[Records with drawing code]
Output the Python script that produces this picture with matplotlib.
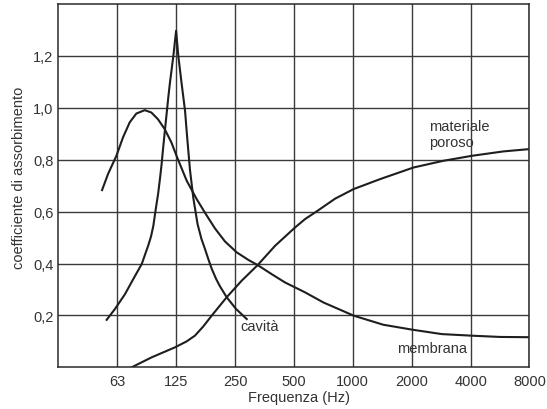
import matplotlib
matplotlib.use("Agg")
import matplotlib.pyplot as plt

plt.rcParams['font.family'] = ['Liberation Sans', 'DejaVu Sans']

# frequency ticks (Hz) and their printed labels
tick_hz = [62.5, 125, 250, 500, 1000, 2000, 4000, 8000]
tick_lab = ['63', '125', '250', '500', '1000', '2000', '4000', '8000']
y_ticks = [0.2, 0.4, 0.6, 0.8, 1.0, 1.2]
y_lab = ['0,2', '0,4', '0,6', '0,8', '1,0', '1,2']

# membrana
memb_hz = [52.3, 56.1, 61.9, 66.9, 72.4, 78.3, 86.4, 93.4, 101.0, 109.3, 118.2,
           126.7, 141.6, 159.3, 176.8, 197.6, 222.2, 255.1, 292.4, 326.4,
           385.0, 450.3, 569.6, 707.1, 1010.6, 1432, 2014, 2848, 4019, 5657, 8000]
memb_a = [0.683, 0.745, 0.815, 0.886, 0.944, 0.978, 0.991, 0.982, 0.956, 0.918, 0.867,
          0.808, 0.719, 0.648, 0.592, 0.535, 0.485, 0.443, 0.414, 0.394,
          0.359, 0.327, 0.289, 0.250, 0.199, 0.164, 0.145, 0.128, 0.122, 0.117, 0.116]

# cavità (risonatore)
cav_hz = [55.2, 60.9, 68.5, 75.5, 83.4, 90.1, 93.1, 95.6, 98.4, 101.2, 103.3, 105.3,
          107.3, 109.3, 111.9, 114.2, 116.3, 118.7, 121.0, 125.0,
          128.3, 133.5, 138.8, 142.6, 147.2, 153.1, 160.9, 168.4, 175.6, 183.0,
          190.0, 200.3, 209.5, 226.7, 252.9, 287.0]
cav_a = [0.183, 0.225, 0.282, 0.340, 0.398, 0.470, 0.505, 0.545, 0.610, 0.670, 0.725, 0.780,
         0.845, 0.905, 0.980, 1.045, 1.098, 1.150, 1.200, 1.297,
         1.200, 1.091, 0.990, 0.880, 0.760, 0.652, 0.552, 0.495, 0.456, 0.415,
         0.380, 0.340, 0.312, 0.270, 0.225, 0.186]

# materiale poroso
por_hz = [74.1, 93.8, 123.4, 141.6, 156.0, 171.9, 190.0, 226.7, 270.6, 326.4, 400.3,
          507.0, 569.6, 653.9, 812.3, 1010.6, 1375.6, 2042, 2908, 4056, 5877, 8000]
por_a = [0.0, 0.0385, 0.077, 0.100, 0.122, 0.157, 0.199, 0.270, 0.334, 0.394, 0.468,
         0.539, 0.571, 0.601, 0.650, 0.687, 0.725, 0.770, 0.796, 0.815, 0.832, 0.841]

fig = plt.figure(figsize=(5.47, 4.10), dpi=100)
ax = fig.add_axes([0.1066, 0.1017, 0.8614, 0.886])

lc = '#1e1e1e'
ax.plot(memb_hz, memb_a, color=lc, lw=1.5)
ax.plot(cav_hz, cav_a, color=lc, lw=1.5)
ax.plot(por_hz, por_a, color=lc, lw=1.5)

ax.set_xscale('log', base=2)
ax.set_xlim(31.25, 8000)
ax.set_ylim(0, 1.4)
ax.set_xticks(tick_hz)
ax.set_xticklabels(tick_lab)
ax.xaxis.set_minor_locator(matplotlib.ticker.NullLocator())
ax.set_yticks(y_ticks)
ax.set_yticklabels(y_lab)

ax.grid(True, color='#3a3a3a', lw=1.0)
ax.set_axisbelow(True)
for s in ax.spines.values():
    s.set_color('#2a2a2a')
    s.set_linewidth(1.1)

tc = '#333333'
ax.tick_params(length=0, labelsize=10.5, labelcolor=tc)
ax.tick_params(axis='x', pad=4.5)
ax.tick_params(axis='y', pad=3.5)

ax.set_xlabel('Frequenza (Hz)', fontsize=10.5, color=tc)
ax.xaxis.set_label_coords(0.511, -0.062)
ax.set_ylabel('coefficiente di assorbimento', fontsize=10.5, color=tc)
ax.yaxis.set_label_coords(-0.0685, 0.524)

ax.text(265, 0.159, 'cavità', fontsize=10.5, color=tc, va='center', ha='left')
ax.text(1676, 0.074, 'membrana', fontsize=10.5, color=tc, va='center', ha='left')
ax.text(2462, 0.898, 'materiale\nporoso', fontsize=10.5, color=tc, va='center',
        ha='left', linespacing=1.15)

fig.savefig('out.png', dpi=100)
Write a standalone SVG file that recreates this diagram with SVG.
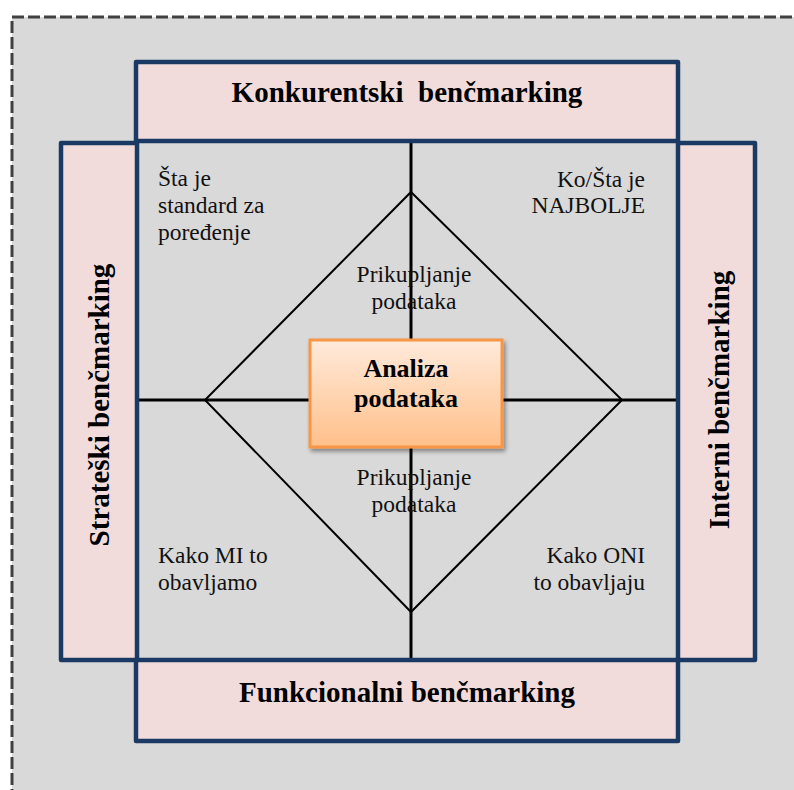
<svg xmlns="http://www.w3.org/2000/svg" width="794" height="790" viewBox="0 0 794 790">
<style>
.box{fill:#F2DCDB;stroke:#1B3A63;stroke-width:4.5;stroke-linejoin:round}
.title{font-family:"Liberation Serif","Times New Roman",serif;font-weight:bold;font-size:29px;fill:#000;text-anchor:middle}
.lbl{font-family:"Liberation Serif","Times New Roman",serif;font-size:23.5px;fill:#111}
.ax{stroke:#000;stroke-width:3;fill:none}
.dia{stroke:#000;stroke-width:2;fill:none}
</style>
<defs>
<linearGradient id="og" x1="0" y1="0" x2="0" y2="1">
<stop offset="0" stop-color="#FFEADB"/>
<stop offset="1" stop-color="#FFC08A"/>
</linearGradient>
<filter id="sh" x="-10%" y="-10%" width="130%" height="130%">
<feGaussianBlur in="SourceAlpha" stdDeviation="2"/>
<feOffset dx="2" dy="3" result="b"/>
<feComponentTransfer><feFuncA type="linear" slope="0.4"/></feComponentTransfer>
<feMerge><feMergeNode/><feMergeNode in="SourceGraphic"/></feMerge>
</filter>
</defs>
<rect x="0" y="0" width="794" height="790" fill="#fff"/>
<rect x="12" y="17" width="800" height="800" fill="#D9D9D9" stroke="#404040" stroke-width="3" stroke-dasharray="12,4"/>
<g id="connectors">
<line class="ax" x1="411" y1="143" x2="411" y2="660"/>
<line class="ax" x1="137" y1="400" x2="678" y2="400"/>
<polygon class="dia" points="411,192 622,400 411,612 205,400"/>
</g>
<g id="konkurentski">
<rect class="box" x="136" y="62" width="542" height="79"/>
<text class="title" x="407" y="102">Konkurentski&#160; benčmarking</text>
</g>
<g id="strateski">
<rect class="box" x="61" y="143" width="76" height="517"/>
<text class="title" transform="translate(109,405) rotate(-90)">Strateški benčmarking</text>
</g>
<g id="interni">
<rect class="box" x="678" y="143" width="77" height="517"/>
<text class="title" transform="translate(729,400) rotate(-90)">Interni benčmarking</text>
</g>
<g id="funkcionalni">
<rect class="box" x="136" y="660" width="542" height="81"/>
<text class="title" x="407" y="702">Funkcionalni benčmarking</text>
</g>
<g id="q1">
<text class="lbl" x="158" y="186">Šta je</text>
<text class="lbl" x="158" y="213">standard za</text>
<text class="lbl" x="158" y="240">poređenje</text>
</g>
<g id="q2">
<text class="lbl" x="645" y="187" text-anchor="end">Ko/Šta je</text>
<text class="lbl" x="645" y="213" text-anchor="end">NAJBOLJE</text>
</g>
<g id="q3">
<text class="lbl" x="158" y="563">Kako MI to</text>
<text class="lbl" x="158" y="590">obavljamo</text>
</g>
<g id="q4">
<text class="lbl" x="645" y="563" text-anchor="end">Kako ONI</text>
<text class="lbl" x="645" y="590" text-anchor="end">to obavljaju</text>
</g>
<g id="prikupljanje-top">
<text class="lbl" x="414" y="282" text-anchor="middle">Prikupljanje</text>
<text class="lbl" x="414" y="309" text-anchor="middle">podataka</text>
</g>
<g id="prikupljanje-bottom">
<text class="lbl" x="414" y="485" text-anchor="middle">Prikupljanje</text>
<text class="lbl" x="414" y="512" text-anchor="middle">podataka</text>
</g>
<g id="analiza">
<rect x="310" y="340" width="192" height="107" fill="url(#og)" stroke="#F79646" stroke-width="3" filter="url(#sh)"/>
<text class="title" style="font-size:26px" x="406" y="377">Analiza</text>
<text class="title" style="font-size:26px" x="406" y="407">podataka</text>
</g>
</svg>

_Exercise description:_
Restate the material word for word from its first line through the line containing "0.122, 0.117, 0.116]", both included; the pictures do not belong in it.

_Worked answer:_
Output the Python script that produces this picture with matplotlib.
import matplotlib
matplotlib.use("Agg")
import matplotlib.pyplot as plt

plt.rcParams['font.family'] = ['Liberation Sans', 'DejaVu Sans']

# frequency ticks (Hz) and their printed labels
tick_hz = [62.5, 125, 250, 500, 1000, 2000, 4000, 8000]
tick_lab = ['63', '125', '250', '500', '1000', '2000', '4000', '8000']
y_ticks = [0.2, 0.4, 0.6, 0.8, 1.0, 1.2]
y_lab = ['0,2', '0,4', '0,6', '0,8', '1,0', '1,2']

# membrana
memb_hz = [52.3, 56.1, 61.9, 66.9, 72.4, 78.3, 86.4, 93.4, 101.0, 109.3, 118.2,
           126.7, 141.6, 159.3, 176.8, 197.6, 222.2, 255.1, 292.4, 326.4,
           385.0, 450.3, 569.6, 707.1, 1010.6, 1432, 2014, 2848, 4019, 5657, 8000]
memb_a = [0.683, 0.745, 0.815, 0.886, 0.944, 0.978, 0.991, 0.982, 0.956, 0.918, 0.867,
          0.808, 0.719, 0.648, 0.592, 0.535, 0.485, 0.443, 0.414, 0.394,
          0.359, 0.327, 0.289, 0.250, 0.199, 0.164, 0.145, 0.128, 0.122, 0.117, 0.116]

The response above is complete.